Lumen uses Machine Learning (ML) and projection mapping to explore the creation of a new kind of media that takes advantage of the physical world while overlaying a layer of digital fiction on top of it. The project started off with the design question: "How might we immerse people in alternate reality experiences without isolating them in headsets?"

Though it started out as his Master's project, Arvind is talking to various companies, including Apple and Lego, to see how he can collaborate with them.

Shining light on knowledge.

Before he joined the Copenhagen Institute of Interaction Design, Arvind had graduated as an engineer from the TocH Institute of Science and Technology in Cochin. During his undergrad days, he founded a startup, DIY hacking, which is now called Maker.pro, and collaborated on another one called Fin Robotics. He is not associated with them anymore, but would now want to take his new VR project to market.

Arvind says Lumen was created through a people-centred design process by talking to, co-creating, and collaborating with different people. “Moreover, co-creation and prototyping sessions with a LARP (Live Action Role Playing) story master, Troels Andersen, were really helpful for understanding the elements and experiences that create immersive stories. As part of the research, escape rooms and museums were also studied for understanding the immersion they are capable of creating,” he says.

For exploring the interactions, several prototypes were made such as for storytelling with kids, storytelling in art galleries, storytelling in homes, etc.

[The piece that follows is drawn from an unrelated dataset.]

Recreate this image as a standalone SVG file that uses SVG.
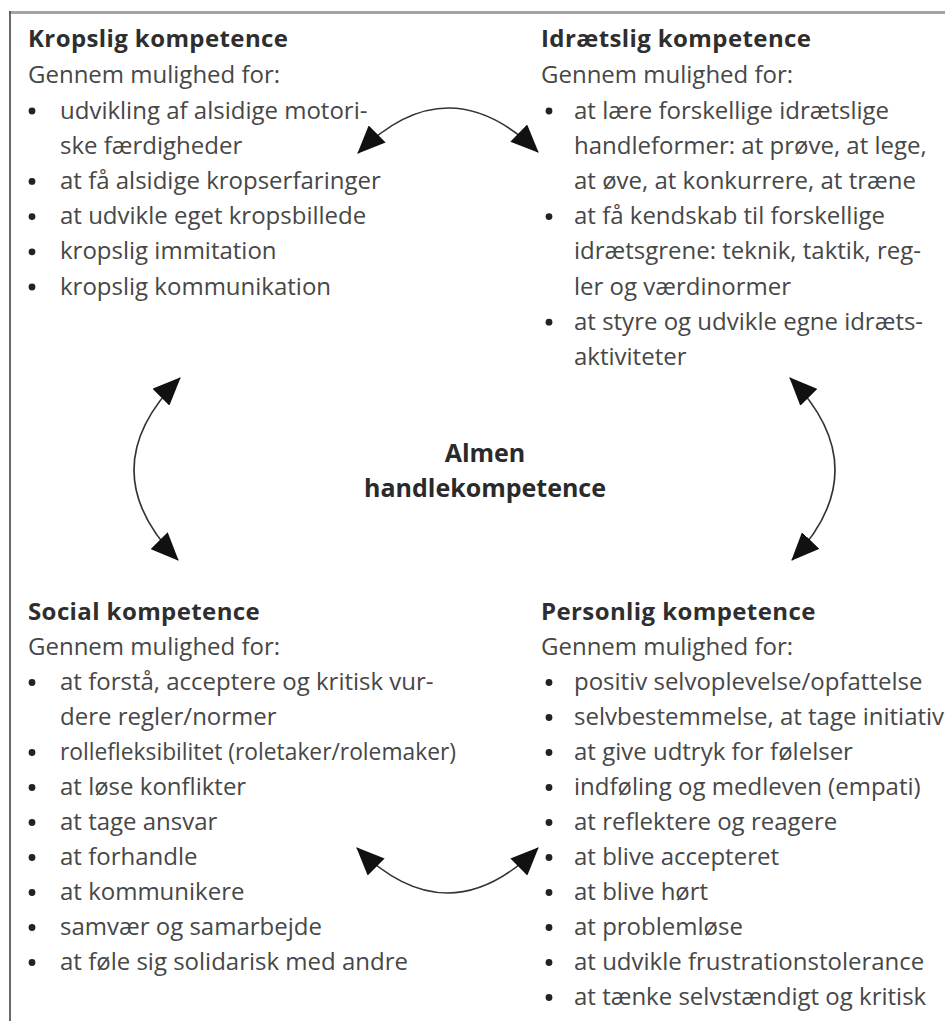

And after testing out each of these prototypes with people, it was understood that the potential for this kind of tool lies in it being a platform, a storytelling platform that lets people tell their stories through magical interactions with their environment.

Lumen takes inspiration from the common flashlight.

Stating that the inspiration for the design came from our deep connection with flashlights, which we have all played with as kids and used them to tell stories, Arvind says Lumen borrows this metaphor to help people create a strong mental model around using it. “You can use it just like a flashlight, by pointing and clicking on anything to reveal something hidden,” he adds.

He is working on making the design sleeker or even adapted to smartphone cases to make it more ergonomic.

Technology behind Lumen

Lumen uses the yolo darknet machine learning platform to classify objects, which is then processed by the onboard algorithm that generates stories on top of those classified objects. Narratives for this platform are designed by storytellers and game designers who will have access to the background graphical interface that serves as the story builder and dashboard.

“The hardware consists of a laser projector in combination with a camera and depth sensors that work to create the best projection mapping experience for the user,” he says.

An Interaction Designer, Arvind hope to design a people-centred future through technology. Through Lumen, he wants to provoke the tech industry, which is burgeoning with augmented reality and virtual reality-based technologies like the Microsoft Holo lens, Oculus Rift, HTC Vive and many more currently focussing on only headsets to deliver immersive experiences, to think outside them and design a future where people are not constrained by technology.